-- RECORDED DATA start --

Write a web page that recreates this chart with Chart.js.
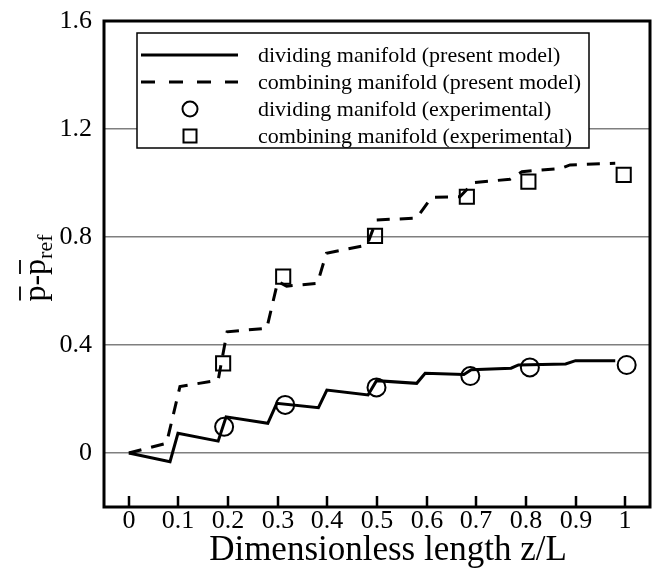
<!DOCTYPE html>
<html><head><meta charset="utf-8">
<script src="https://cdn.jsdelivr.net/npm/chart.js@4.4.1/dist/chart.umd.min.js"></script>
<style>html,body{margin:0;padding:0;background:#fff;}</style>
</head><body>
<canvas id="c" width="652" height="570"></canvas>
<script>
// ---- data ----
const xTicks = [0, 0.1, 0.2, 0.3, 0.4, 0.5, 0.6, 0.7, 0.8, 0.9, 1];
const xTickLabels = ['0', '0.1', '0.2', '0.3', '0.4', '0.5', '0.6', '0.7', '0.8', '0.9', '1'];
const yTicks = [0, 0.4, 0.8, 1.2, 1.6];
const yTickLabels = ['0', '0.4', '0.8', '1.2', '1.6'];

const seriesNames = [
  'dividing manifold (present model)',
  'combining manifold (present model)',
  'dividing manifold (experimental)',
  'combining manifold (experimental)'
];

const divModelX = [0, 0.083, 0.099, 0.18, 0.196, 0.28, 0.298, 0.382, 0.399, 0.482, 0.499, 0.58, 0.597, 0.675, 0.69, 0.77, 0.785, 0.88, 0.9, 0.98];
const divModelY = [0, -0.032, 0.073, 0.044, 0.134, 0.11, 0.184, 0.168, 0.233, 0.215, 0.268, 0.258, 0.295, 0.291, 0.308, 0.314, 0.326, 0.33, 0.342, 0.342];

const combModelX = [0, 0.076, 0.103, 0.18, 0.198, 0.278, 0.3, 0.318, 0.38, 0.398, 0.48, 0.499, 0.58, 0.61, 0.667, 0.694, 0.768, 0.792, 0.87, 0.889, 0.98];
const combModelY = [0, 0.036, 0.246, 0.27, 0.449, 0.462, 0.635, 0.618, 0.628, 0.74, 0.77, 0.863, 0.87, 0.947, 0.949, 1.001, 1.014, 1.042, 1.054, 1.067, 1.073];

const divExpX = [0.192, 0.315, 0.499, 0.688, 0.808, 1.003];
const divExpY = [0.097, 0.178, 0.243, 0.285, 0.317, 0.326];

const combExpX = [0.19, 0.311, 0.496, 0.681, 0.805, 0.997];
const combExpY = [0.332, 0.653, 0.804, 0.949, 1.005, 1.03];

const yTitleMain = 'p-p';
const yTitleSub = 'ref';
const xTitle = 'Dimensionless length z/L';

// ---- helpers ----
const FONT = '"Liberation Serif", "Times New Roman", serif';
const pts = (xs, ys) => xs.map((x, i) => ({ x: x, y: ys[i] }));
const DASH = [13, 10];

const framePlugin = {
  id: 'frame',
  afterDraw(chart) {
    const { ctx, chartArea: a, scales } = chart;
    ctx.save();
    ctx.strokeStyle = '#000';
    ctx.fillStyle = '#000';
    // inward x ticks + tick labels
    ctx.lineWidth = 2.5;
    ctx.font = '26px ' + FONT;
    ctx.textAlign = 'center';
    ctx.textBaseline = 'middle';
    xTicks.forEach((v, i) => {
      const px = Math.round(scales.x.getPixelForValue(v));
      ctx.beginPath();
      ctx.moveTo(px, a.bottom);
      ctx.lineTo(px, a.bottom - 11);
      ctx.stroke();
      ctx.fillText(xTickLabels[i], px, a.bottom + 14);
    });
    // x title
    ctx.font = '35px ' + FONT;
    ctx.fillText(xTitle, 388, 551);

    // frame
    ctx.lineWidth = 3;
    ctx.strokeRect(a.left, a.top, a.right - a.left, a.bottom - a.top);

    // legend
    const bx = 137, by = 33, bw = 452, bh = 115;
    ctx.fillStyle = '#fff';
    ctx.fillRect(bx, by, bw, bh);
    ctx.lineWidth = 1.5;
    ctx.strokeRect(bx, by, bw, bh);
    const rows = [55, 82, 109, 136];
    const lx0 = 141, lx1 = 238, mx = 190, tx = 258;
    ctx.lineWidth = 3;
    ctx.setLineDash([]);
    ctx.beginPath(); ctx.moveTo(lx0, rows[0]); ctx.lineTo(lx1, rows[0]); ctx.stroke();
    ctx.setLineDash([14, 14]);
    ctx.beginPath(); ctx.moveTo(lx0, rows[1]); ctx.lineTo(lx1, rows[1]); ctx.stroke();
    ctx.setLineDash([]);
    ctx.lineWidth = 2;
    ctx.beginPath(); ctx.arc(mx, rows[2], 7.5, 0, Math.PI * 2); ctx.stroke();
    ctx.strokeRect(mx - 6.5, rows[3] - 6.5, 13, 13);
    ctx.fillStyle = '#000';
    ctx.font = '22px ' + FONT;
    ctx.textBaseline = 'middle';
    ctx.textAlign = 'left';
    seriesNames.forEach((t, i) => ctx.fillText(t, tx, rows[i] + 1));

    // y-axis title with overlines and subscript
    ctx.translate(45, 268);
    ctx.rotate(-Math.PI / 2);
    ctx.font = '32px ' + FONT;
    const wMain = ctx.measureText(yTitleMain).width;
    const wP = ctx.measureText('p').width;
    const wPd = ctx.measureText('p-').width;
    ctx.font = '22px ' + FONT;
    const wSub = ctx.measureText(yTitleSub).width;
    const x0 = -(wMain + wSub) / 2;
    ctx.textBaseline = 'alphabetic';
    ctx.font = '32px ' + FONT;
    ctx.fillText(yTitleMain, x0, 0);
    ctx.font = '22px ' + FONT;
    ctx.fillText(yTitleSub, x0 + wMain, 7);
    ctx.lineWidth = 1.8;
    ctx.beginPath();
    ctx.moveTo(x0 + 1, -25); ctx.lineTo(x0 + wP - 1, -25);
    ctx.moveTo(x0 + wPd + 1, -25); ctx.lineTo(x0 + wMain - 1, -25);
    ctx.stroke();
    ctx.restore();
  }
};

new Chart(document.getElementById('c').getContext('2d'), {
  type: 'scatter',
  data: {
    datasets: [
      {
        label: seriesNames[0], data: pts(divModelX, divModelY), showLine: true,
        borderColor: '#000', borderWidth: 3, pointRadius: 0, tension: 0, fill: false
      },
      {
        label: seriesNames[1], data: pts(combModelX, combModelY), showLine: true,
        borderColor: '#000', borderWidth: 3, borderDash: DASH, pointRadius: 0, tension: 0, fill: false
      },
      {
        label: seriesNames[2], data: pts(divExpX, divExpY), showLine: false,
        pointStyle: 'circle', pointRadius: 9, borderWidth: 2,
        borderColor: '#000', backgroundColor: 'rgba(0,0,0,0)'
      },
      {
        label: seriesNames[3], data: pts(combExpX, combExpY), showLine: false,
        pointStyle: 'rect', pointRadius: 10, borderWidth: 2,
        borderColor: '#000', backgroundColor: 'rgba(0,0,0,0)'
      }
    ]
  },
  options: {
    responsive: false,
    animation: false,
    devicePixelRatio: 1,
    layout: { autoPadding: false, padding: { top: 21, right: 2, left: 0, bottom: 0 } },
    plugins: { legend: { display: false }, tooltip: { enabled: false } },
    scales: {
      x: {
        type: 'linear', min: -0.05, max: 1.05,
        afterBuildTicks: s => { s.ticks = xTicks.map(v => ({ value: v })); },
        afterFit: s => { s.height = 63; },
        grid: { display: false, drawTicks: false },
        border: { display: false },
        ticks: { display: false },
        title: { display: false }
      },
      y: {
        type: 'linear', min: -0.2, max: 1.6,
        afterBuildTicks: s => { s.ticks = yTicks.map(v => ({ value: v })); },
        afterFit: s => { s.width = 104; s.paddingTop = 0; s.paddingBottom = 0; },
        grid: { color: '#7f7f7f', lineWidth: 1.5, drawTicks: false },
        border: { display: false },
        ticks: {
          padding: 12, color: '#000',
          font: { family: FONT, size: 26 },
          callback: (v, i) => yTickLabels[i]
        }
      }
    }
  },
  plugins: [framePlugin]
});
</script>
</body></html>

-- RECORDED DATA end --

TASK TO COMPLETE: Collect from the data above every line that includes "with".

EXERCISE OUTPUT:
Write a web page that recreates this chart with Chart.js.
    // y-axis title with overlines and subscript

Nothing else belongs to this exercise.